(Records from a data collection)
________________________

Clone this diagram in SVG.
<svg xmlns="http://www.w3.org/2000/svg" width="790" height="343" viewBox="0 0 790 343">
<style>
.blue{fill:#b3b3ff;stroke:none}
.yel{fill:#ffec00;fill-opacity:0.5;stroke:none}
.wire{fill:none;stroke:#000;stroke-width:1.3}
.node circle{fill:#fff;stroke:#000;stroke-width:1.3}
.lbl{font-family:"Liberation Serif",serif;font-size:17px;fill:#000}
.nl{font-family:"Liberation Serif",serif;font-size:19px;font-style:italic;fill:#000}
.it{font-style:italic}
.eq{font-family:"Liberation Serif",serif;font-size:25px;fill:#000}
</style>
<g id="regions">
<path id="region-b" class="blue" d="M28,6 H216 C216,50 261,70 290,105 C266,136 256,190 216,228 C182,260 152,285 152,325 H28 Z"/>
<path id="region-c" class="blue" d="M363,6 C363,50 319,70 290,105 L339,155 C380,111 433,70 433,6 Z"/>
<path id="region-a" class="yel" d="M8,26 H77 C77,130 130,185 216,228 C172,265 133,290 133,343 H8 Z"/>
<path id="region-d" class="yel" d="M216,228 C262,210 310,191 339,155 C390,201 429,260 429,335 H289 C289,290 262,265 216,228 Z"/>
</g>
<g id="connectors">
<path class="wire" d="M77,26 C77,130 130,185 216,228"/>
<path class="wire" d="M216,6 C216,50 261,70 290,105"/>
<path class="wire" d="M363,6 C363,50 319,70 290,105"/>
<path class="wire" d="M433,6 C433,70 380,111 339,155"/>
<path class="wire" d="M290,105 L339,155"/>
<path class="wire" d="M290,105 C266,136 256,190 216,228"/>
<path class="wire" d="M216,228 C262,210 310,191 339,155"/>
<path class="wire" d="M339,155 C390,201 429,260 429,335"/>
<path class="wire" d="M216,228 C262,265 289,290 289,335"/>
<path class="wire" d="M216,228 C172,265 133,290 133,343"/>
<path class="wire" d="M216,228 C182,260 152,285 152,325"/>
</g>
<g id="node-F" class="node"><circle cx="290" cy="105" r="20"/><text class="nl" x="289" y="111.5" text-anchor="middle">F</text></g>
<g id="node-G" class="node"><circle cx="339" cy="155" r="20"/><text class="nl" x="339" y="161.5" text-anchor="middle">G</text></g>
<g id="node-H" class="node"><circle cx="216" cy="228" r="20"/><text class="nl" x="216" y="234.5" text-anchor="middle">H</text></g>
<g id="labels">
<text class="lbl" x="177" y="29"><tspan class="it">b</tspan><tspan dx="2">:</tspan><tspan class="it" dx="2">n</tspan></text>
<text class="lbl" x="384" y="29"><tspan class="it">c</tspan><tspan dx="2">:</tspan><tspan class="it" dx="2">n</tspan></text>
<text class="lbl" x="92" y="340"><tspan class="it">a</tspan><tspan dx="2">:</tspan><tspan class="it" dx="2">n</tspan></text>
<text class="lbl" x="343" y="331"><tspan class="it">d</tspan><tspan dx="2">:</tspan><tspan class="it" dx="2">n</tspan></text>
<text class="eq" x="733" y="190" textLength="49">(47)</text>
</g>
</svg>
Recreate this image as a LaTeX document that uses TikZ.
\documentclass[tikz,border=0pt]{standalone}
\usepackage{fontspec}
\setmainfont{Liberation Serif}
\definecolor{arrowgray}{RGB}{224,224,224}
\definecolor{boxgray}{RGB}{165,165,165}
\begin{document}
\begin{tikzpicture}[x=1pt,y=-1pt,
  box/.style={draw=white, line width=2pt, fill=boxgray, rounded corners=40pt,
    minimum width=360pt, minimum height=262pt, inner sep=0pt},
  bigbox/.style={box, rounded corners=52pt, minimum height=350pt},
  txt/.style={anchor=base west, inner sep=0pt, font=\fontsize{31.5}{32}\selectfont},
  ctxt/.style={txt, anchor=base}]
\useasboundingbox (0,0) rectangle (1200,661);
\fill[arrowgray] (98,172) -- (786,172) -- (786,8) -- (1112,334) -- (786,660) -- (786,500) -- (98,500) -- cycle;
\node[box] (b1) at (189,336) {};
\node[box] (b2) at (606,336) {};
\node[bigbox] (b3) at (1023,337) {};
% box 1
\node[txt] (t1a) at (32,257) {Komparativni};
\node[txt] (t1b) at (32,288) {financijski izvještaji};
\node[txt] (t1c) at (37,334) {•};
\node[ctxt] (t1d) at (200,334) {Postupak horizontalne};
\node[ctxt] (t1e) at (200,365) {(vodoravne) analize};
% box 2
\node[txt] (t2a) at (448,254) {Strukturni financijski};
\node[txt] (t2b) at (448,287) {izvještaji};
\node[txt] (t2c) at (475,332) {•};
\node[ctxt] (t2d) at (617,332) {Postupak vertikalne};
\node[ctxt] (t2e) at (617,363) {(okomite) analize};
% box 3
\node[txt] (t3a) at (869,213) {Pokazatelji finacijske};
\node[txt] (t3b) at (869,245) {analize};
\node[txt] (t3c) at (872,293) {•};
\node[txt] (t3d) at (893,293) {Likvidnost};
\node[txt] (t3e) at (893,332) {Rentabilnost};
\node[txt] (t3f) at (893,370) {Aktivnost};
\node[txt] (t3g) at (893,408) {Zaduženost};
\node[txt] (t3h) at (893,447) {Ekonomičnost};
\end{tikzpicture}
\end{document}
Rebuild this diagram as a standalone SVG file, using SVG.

________________________

*SHORT TASK*
Give the complete listing a second time, exactly as it reads.

*PROBLEM SOLUTION*
Clone this diagram in SVG.
<svg xmlns="http://www.w3.org/2000/svg" width="790" height="343" viewBox="0 0 790 343">
<style>
.blue{fill:#b3b3ff;stroke:none}
.yel{fill:#ffec00;fill-opacity:0.5;stroke:none}
.wire{fill:none;stroke:#000;stroke-width:1.3}
.node circle{fill:#fff;stroke:#000;stroke-width:1.3}
.lbl{font-family:"Liberation Serif",serif;font-size:17px;fill:#000}
.nl{font-family:"Liberation Serif",serif;font-size:19px;font-style:italic;fill:#000}
.it{font-style:italic}
.eq{font-family:"Liberation Serif",serif;font-size:25px;fill:#000}
</style>
<g id="regions">
<path id="region-b" class="blue" d="M28,6 H216 C216,50 261,70 290,105 C266,136 256,190 216,228 C182,260 152,285 152,325 H28 Z"/>
<path id="region-c" class="blue" d="M363,6 C363,50 319,70 290,105 L339,155 C380,111 433,70 433,6 Z"/>
<path id="region-a" class="yel" d="M8,26 H77 C77,130 130,185 216,228 C172,265 133,290 133,343 H8 Z"/>
<path id="region-d" class="yel" d="M216,228 C262,210 310,191 339,155 C390,201 429,260 429,335 H289 C289,290 262,265 216,228 Z"/>
</g>
<g id="connectors">
<path class="wire" d="M77,26 C77,130 130,185 216,228"/>
<path class="wire" d="M216,6 C216,50 261,70 290,105"/>
<path class="wire" d="M363,6 C363,50 319,70 290,105"/>
<path class="wire" d="M433,6 C433,70 380,111 339,155"/>
<path class="wire" d="M290,105 L339,155"/>
<path class="wire" d="M290,105 C266,136 256,190 216,228"/>
<path class="wire" d="M216,228 C262,210 310,191 339,155"/>
<path class="wire" d="M339,155 C390,201 429,260 429,335"/>
<path class="wire" d="M216,228 C262,265 289,290 289,335"/>
<path class="wire" d="M216,228 C172,265 133,290 133,343"/>
<path class="wire" d="M216,228 C182,260 152,285 152,325"/>
</g>
<g id="node-F" class="node"><circle cx="290" cy="105" r="20"/><text class="nl" x="289" y="111.5" text-anchor="middle">F</text></g>
<g id="node-G" class="node"><circle cx="339" cy="155" r="20"/><text class="nl" x="339" y="161.5" text-anchor="middle">G</text></g>
<g id="node-H" class="node"><circle cx="216" cy="228" r="20"/><text class="nl" x="216" y="234.5" text-anchor="middle">H</text></g>
<g id="labels">
<text class="lbl" x="177" y="29"><tspan class="it">b</tspan><tspan dx="2">:</tspan><tspan class="it" dx="2">n</tspan></text>
<text class="lbl" x="384" y="29"><tspan class="it">c</tspan><tspan dx="2">:</tspan><tspan class="it" dx="2">n</tspan></text>
<text class="lbl" x="92" y="340"><tspan class="it">a</tspan><tspan dx="2">:</tspan><tspan class="it" dx="2">n</tspan></text>
<text class="lbl" x="343" y="331"><tspan class="it">d</tspan><tspan dx="2">:</tspan><tspan class="it" dx="2">n</tspan></text>
<text class="eq" x="733" y="190" textLength="49">(47)</text>
</g>
</svg>
Recreate this image as a LaTeX document that uses TikZ.
\documentclass[tikz,border=0pt]{standalone}
\usepackage{fontspec}
\setmainfont{Liberation Serif}
\definecolor{arrowgray}{RGB}{224,224,224}
\definecolor{boxgray}{RGB}{165,165,165}
\begin{document}
\begin{tikzpicture}[x=1pt,y=-1pt,
  box/.style={draw=white, line width=2pt, fill=boxgray, rounded corners=40pt,
    minimum width=360pt, minimum height=262pt, inner sep=0pt},
  bigbox/.style={box, rounded corners=52pt, minimum height=350pt},
  txt/.style={anchor=base west, inner sep=0pt, font=\fontsize{31.5}{32}\selectfont},
  ctxt/.style={txt, anchor=base}]
\useasboundingbox (0,0) rectangle (1200,661);
\fill[arrowgray] (98,172) -- (786,172) -- (786,8) -- (1112,334) -- (786,660) -- (786,500) -- (98,500) -- cycle;
\node[box] (b1) at (189,336) {};
\node[box] (b2) at (606,336) {};
\node[bigbox] (b3) at (1023,337) {};
% box 1
\node[txt] (t1a) at (32,257) {Komparativni};
\node[txt] (t1b) at (32,288) {financijski izvještaji};
\node[txt] (t1c) at (37,334) {•};
\node[ctxt] (t1d) at (200,334) {Postupak horizontalne};
\node[ctxt] (t1e) at (200,365) {(vodoravne) analize};
% box 2
\node[txt] (t2a) at (448,254) {Strukturni financijski};
\node[txt] (t2b) at (448,287) {izvještaji};
\node[txt] (t2c) at (475,332) {•};
\node[ctxt] (t2d) at (617,332) {Postupak vertikalne};
\node[ctxt] (t2e) at (617,363) {(okomite) analize};
% box 3
\node[txt] (t3a) at (869,213) {Pokazatelji finacijske};
\node[txt] (t3b) at (869,245) {analize};
\node[txt] (t3c) at (872,293) {•};
\node[txt] (t3d) at (893,293) {Likvidnost};
\node[txt] (t3e) at (893,332) {Rentabilnost};
\node[txt] (t3f) at (893,370) {Aktivnost};
\node[txt] (t3g) at (893,408) {Zaduženost};
\node[txt] (t3h) at (893,447) {Ekonomičnost};
\end{tikzpicture}
\end{document}
Rebuild this diagram as a standalone SVG file, using SVG.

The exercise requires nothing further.